Furniture piled up, an exercise bike on its side, a birdcage with a dead parrot inside. She noted a path through the clutter and put her hand back over the light. The wind shook the dark shelter around her.
In this way, she moved through the house, slowly navigating the carpeted stairs with flashes of light, passing down the hallway of bedrooms to the door at the end. There she entered the master bedroom, with its narrow balcony.
At the sliding door, she was hit with a blast of air. It blew through the gaping opening with a rumbling fury. The curtains whipped around, snapping at her. She dipped her head and stepped out, leading with the mask like a helmet. A heavy wrought iron table was pinned against the railing. The leashes had been cinched to its legs, so that it served as an anchor. The railing groaned as the wind swung the bodies hanging beyond view. Lila avoided looking down at them. She reached down through the railing on the side of the balcony, feeling the air for the chimes. But she retracted her hand, suddenly overwhelmed by the feeling that someone, or something, would grab hold of it.

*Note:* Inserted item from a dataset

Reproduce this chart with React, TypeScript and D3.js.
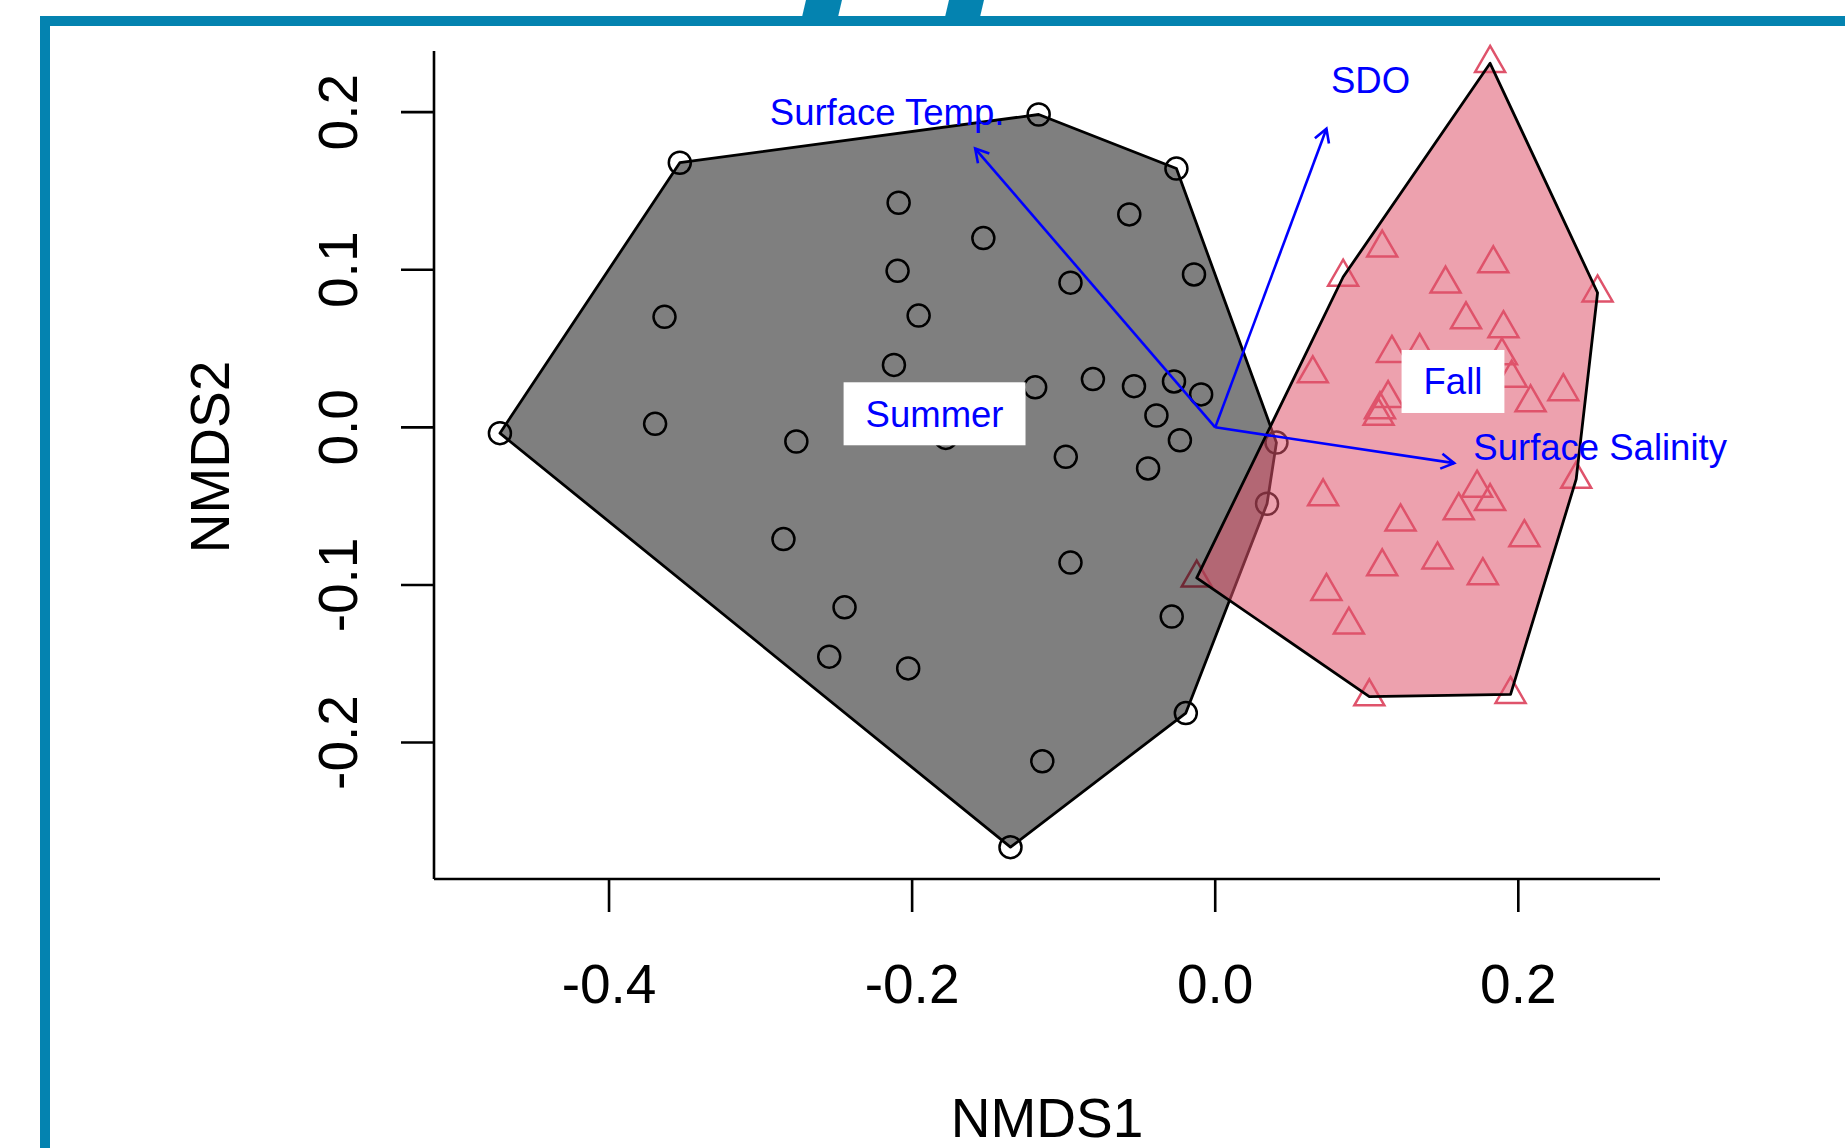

The wind blew and the chimes rang below her.
She shook off the thought. Nothing’s going to happen! Just grab it and get out of here. Again, she reached through. She pushed into the railing so that the mask pressed up against her face as her hand felt at the air. It fluttered in space as if waving to someone below, until her fingers hooked the line and she was able to bring up the chimes, landing them like a fish pulled from the water. They went silent against the slat floor.
She quickly retraced her steps through the house, chimes held tightly in one hand, flashlight in the other. Once outside, she crouched at the edge of the backyard, again looking for human movement. The wind surged in a massive gust. She heard the snap of tree limbs and the clatter of tiles torn free. Dirt blasted up from the ground, but it was screened by the mesh before her eyes. She stood and walked the length of the side yard, holding the mask down, then passed through the yard of the house to the rear. Toppled trash bins slowed her progress. She made her way to the street, where she studied the row of identical structures, looking for the house where she had left Felicia. She strained to make sense of the scene, which had been sifted by the wind. The FOR SALE signs were no longer standing and the loose debris had been violently rearranged.
But before she could recognize that she was still a street away—having forgotten that she had crossed two streets earlier—she heard another chime. The wind carried the sound to her from down the street. She hesitated. But why not? She still wasn’t sleepy. And a night like this, with all this wind, is the best time to gather up more noisy things.
She started down the street. She kicked away papers that the wind attached to her legs and peeled them off her chest—shreds of newspaper, magazines, ads. Boxes were blown along like tumbleweeds. The feeble parkway trees bowed in the face of the explosive gale.
This time the chimes were hanging from a rafter on the front porch of a house that at first glance she believed was the very house with Felicia inside. But she would have noticed the chimes earlier. And the olive tree out front didn’t seem tall enough. It wasn’t even an olive tree, was it? There was no FOR SALE sign either.
Before she was even able to drag a patio chair under the chimes and lift them off a nail, she heard another ringing out nearby.